AT&T Doesn’t Want to Follow You (Except When It Does) [NYT Bits Blog]
Last week, I wrote about congressional hearings on the issue of addressable advertising. Based on this article at The New York Times Bits blog, it appears that one AT&T executive that testified at the hearing might be doing some verbal jumping-jacks when it comes to exactly how much behavior-based advertising that AT&T is directing toward its Internet subscribers.
At the hearing, AT&T's chief privacy officer, Dorothy Attwood, testified that AT&T would not engage any behavior-based advertising system without giving its customers notice.
As the post points out, AT&T has been long been a user of a company that's a leader in the area of behavioral advertising. In fact, until last week, that company had advertised its products with the endorsement of another AT&T executive on its web site. And in 2006, AT&T was the subject of an article in the Times about its Cingular Wireless division using behavior-based advertising to target potential mobile phone buyers.

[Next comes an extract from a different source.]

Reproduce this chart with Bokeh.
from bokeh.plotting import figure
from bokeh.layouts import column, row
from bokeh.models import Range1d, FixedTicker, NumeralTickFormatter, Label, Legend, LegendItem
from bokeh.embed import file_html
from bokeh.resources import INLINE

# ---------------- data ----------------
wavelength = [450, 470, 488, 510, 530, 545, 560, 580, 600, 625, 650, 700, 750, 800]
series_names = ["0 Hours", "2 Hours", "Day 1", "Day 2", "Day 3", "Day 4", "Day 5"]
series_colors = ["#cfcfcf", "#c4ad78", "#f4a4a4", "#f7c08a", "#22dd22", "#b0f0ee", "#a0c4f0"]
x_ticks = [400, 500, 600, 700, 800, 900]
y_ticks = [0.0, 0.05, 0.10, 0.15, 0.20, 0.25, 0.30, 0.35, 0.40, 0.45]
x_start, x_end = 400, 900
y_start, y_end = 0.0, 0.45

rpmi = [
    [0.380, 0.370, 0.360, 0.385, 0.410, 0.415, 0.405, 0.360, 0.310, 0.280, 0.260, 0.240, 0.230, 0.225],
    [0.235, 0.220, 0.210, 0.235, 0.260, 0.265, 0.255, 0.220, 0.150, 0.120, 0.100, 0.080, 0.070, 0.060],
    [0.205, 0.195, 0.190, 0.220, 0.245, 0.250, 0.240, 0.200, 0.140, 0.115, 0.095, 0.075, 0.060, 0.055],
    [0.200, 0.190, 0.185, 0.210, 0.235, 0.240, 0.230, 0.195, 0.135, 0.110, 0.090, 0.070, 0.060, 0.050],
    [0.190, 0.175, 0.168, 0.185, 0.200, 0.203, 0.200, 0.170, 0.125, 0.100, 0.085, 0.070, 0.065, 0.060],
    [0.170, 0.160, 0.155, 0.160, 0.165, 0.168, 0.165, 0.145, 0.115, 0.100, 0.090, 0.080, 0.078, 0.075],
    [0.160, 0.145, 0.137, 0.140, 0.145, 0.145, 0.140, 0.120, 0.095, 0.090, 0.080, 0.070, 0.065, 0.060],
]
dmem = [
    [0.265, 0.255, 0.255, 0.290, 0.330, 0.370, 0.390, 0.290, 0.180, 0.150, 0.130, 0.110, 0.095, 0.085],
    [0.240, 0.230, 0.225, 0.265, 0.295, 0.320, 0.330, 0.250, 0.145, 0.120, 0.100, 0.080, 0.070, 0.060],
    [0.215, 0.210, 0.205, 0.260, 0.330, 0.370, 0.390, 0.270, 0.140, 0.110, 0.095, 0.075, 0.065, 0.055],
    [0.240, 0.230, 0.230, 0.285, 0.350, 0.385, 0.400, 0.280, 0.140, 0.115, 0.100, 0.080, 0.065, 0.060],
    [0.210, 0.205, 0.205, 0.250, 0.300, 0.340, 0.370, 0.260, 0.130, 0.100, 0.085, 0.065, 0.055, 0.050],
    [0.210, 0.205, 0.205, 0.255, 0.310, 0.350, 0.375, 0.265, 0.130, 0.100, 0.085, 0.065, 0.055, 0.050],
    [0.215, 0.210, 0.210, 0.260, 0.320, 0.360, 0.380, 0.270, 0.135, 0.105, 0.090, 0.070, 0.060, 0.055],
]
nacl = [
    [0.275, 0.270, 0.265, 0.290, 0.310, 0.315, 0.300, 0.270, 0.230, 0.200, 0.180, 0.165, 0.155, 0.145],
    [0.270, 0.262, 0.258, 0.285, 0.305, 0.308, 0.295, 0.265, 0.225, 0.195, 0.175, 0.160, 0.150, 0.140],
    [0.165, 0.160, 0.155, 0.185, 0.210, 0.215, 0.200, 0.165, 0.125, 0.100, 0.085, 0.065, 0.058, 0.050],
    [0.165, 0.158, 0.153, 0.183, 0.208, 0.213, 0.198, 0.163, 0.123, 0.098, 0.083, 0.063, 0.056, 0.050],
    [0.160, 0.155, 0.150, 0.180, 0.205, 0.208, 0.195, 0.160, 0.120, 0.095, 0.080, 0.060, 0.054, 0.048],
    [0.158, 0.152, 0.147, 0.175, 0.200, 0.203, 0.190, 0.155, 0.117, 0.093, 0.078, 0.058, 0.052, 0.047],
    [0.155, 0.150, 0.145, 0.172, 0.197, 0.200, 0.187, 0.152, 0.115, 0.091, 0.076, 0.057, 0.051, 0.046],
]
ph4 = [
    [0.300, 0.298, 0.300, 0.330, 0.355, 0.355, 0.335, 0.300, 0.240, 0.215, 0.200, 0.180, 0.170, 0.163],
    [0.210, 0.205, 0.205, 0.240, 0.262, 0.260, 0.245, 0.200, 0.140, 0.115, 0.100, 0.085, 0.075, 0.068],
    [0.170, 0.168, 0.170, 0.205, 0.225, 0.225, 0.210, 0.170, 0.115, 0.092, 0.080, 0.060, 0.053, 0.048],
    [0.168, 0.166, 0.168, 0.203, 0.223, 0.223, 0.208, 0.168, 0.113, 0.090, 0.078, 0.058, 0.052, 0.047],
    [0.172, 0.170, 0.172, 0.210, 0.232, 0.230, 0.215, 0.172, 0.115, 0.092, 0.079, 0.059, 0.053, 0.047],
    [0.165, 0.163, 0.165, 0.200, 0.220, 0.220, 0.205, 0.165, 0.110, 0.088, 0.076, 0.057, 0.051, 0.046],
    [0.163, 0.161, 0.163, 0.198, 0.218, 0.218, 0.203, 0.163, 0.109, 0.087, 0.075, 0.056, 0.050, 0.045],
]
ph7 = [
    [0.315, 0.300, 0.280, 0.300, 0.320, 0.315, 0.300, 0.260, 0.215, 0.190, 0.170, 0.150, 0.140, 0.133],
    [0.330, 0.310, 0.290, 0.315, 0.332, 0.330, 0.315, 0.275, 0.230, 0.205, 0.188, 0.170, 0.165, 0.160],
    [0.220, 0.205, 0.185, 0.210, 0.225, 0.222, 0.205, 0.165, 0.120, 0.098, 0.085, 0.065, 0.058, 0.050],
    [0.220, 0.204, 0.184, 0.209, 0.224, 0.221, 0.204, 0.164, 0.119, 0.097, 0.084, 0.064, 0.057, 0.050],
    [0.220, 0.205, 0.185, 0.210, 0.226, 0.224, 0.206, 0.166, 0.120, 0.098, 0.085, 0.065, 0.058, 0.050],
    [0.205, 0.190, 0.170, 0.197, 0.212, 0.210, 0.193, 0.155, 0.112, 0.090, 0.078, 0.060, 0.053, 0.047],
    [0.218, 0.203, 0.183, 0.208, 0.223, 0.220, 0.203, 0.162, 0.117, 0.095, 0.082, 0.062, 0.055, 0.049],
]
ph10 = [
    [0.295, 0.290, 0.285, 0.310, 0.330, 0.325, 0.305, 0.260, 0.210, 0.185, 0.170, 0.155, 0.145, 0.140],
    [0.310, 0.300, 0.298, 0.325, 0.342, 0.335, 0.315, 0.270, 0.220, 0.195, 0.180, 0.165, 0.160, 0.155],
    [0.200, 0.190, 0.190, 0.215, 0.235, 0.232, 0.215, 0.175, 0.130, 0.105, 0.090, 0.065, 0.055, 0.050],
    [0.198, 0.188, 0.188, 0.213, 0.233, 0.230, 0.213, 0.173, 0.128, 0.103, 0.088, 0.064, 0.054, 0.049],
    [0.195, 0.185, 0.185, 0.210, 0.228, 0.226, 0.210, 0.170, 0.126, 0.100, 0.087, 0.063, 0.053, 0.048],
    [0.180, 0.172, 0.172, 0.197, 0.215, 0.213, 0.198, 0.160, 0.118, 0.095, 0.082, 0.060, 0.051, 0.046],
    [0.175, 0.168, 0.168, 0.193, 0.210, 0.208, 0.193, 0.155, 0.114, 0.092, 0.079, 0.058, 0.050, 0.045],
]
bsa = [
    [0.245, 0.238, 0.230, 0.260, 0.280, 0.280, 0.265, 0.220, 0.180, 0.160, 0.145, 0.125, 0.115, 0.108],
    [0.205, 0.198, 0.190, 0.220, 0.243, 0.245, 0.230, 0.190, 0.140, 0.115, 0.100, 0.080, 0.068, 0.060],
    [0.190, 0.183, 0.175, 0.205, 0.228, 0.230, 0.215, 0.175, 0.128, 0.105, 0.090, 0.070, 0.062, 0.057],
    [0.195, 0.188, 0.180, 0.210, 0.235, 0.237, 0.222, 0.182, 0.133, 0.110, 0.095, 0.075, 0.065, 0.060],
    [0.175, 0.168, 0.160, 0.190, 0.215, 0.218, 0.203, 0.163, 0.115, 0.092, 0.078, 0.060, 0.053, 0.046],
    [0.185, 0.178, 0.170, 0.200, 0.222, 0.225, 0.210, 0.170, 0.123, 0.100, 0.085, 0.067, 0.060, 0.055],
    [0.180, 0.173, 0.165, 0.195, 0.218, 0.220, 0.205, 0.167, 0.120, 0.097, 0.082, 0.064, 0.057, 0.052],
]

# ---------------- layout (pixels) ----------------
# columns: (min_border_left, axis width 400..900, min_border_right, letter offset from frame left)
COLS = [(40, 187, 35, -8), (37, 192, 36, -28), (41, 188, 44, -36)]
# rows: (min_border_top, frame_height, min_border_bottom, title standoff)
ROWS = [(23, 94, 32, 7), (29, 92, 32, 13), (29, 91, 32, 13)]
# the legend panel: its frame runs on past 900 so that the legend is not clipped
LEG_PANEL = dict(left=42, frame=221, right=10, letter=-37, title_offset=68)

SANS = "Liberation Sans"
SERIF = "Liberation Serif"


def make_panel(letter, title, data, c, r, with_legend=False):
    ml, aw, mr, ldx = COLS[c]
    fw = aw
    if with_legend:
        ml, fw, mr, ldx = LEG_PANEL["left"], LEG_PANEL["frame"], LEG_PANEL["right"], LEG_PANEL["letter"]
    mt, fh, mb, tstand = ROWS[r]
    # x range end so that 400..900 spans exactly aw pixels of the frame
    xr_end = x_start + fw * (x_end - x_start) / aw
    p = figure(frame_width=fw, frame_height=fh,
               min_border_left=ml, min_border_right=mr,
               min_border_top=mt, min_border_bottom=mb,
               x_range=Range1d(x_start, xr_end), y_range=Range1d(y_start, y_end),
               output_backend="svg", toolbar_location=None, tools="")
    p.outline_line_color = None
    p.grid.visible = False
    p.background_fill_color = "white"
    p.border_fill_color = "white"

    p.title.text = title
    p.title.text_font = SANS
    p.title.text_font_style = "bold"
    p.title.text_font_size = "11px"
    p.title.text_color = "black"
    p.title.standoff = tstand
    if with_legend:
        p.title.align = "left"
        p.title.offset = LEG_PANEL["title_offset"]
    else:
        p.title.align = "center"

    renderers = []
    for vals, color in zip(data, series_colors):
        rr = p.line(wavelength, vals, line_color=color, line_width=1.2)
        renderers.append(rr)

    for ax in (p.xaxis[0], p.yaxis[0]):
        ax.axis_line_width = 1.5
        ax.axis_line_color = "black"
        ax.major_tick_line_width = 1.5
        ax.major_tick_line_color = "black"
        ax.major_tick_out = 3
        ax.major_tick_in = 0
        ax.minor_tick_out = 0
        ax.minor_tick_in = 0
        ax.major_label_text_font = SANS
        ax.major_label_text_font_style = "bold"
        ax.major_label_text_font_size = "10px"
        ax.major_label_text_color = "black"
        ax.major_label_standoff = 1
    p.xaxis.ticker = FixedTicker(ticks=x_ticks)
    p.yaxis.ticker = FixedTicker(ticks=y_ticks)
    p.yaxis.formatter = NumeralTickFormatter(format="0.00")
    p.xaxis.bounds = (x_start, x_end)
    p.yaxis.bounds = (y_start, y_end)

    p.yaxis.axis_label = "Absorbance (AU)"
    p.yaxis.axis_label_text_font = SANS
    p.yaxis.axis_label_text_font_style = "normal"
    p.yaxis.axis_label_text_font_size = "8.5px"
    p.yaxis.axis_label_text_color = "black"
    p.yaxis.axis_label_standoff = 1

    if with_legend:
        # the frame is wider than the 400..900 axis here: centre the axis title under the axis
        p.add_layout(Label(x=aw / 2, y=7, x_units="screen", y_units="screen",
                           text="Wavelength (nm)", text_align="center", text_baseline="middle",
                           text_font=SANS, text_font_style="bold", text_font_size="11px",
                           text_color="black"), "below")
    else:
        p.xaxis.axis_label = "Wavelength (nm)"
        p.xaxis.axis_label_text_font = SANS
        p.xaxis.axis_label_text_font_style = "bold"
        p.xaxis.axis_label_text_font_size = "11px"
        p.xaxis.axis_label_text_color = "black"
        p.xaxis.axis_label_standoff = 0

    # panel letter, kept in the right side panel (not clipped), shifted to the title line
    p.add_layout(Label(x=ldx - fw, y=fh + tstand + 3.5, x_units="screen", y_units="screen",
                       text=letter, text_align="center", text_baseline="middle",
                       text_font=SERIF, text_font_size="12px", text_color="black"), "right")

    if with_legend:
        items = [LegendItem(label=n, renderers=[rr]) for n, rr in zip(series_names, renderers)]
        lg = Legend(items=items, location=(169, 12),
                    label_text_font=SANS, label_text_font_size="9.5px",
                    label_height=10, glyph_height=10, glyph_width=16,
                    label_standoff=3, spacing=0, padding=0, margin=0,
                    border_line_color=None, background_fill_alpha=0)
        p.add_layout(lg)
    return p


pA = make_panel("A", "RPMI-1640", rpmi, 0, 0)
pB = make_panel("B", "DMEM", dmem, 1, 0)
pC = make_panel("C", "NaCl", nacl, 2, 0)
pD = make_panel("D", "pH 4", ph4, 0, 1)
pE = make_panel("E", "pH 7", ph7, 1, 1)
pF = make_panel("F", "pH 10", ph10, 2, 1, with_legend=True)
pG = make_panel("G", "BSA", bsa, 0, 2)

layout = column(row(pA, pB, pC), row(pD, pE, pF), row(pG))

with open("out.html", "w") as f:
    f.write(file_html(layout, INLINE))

It's possible that in a company as large and labyrinthine as AT&T, the chief privacy officer wouldn't be familiar with each and every time the company has used behavior based advertising. And this episode definitely wouldn't be the first time AT&T lurched into an issue without much forethought. But with references to AT&T mysteriously disappearing from the behavioral advertising vendor's web site, I wonder if there's not more to this story than a simple misunderstanding.